Public community college in Americus, Georgia, United States

South Georgia Technical College (SGTC) is a public community college in Americus, Georgia. It has a satellite campus in Cordele, Georgia. SGTC serves many neighboring counties including Macon, Sumter, Marion, Schley, Taylor, Webster, and Crisp County.

==History==
Originally, SGTC served as the Air Force training facility during World War I and World War II, otherwise known as Souther Field. In fact, Charles A. Lindbergh purchased his first plane (a Jenny) from Souther Field. Lindbergh would later gain international recognition as the first person to fly from New York to Paris nonstop in "The Spirit of St. Louis" in 1927. In 1948, the school was named South Georgia Trade and Vocational School.

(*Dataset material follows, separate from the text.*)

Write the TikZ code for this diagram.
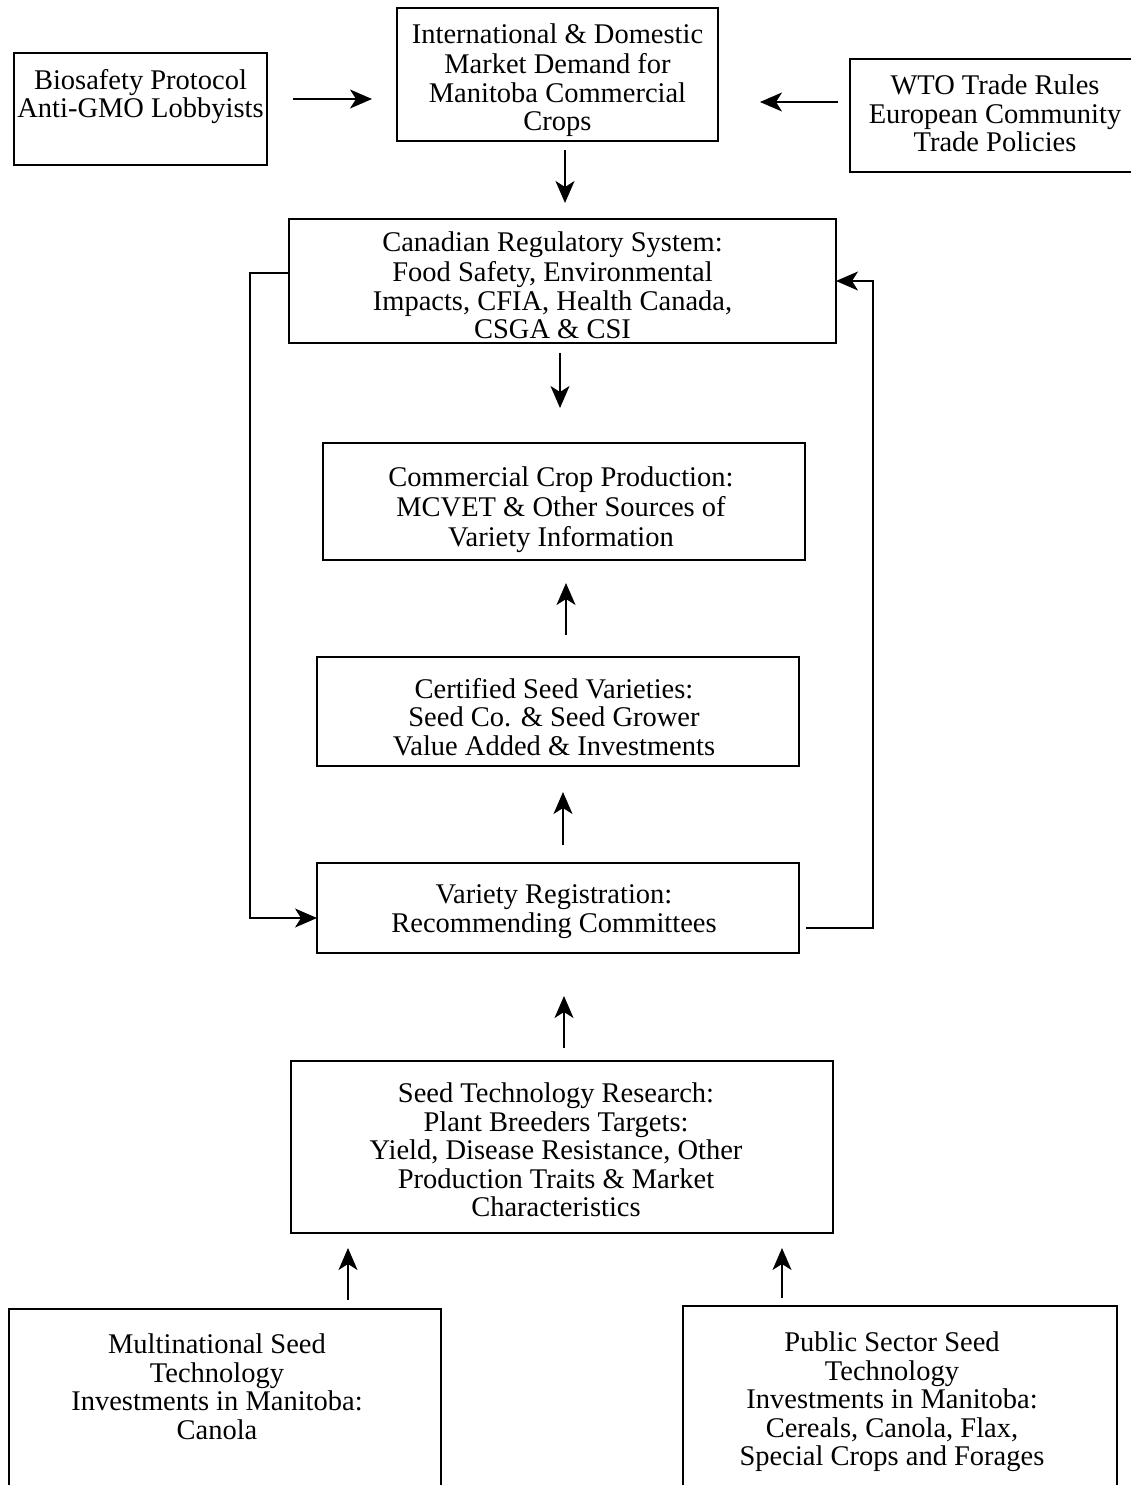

The phrase "trade school" was later removed in 1963. After the change, the school was labeled the South Georgia Technical and Vocational School. The school name changed once more as a result of 1988 a legislative act, though its current name did not become official until Governor Roy Barnes enacted the Educational Reform Bill on November 2, 2000.

==Location==
South Georgia Technical College is located on the outskirts of Americus, in Sumter County, Georgia just southwest of interstate 75. The small town is a part of Sumter County Historic District, because of its history in railroad and technological advances during the mid-1800s. Thanks to local attorney Samuel H. Hawkins Americus was known as the Metropolis of Southwest Georgia because of its major cotton distribution. The college is 32 miles from the larger city of Albany, Georgia and approximately 2.5 hours away from the state's capital Atlanta.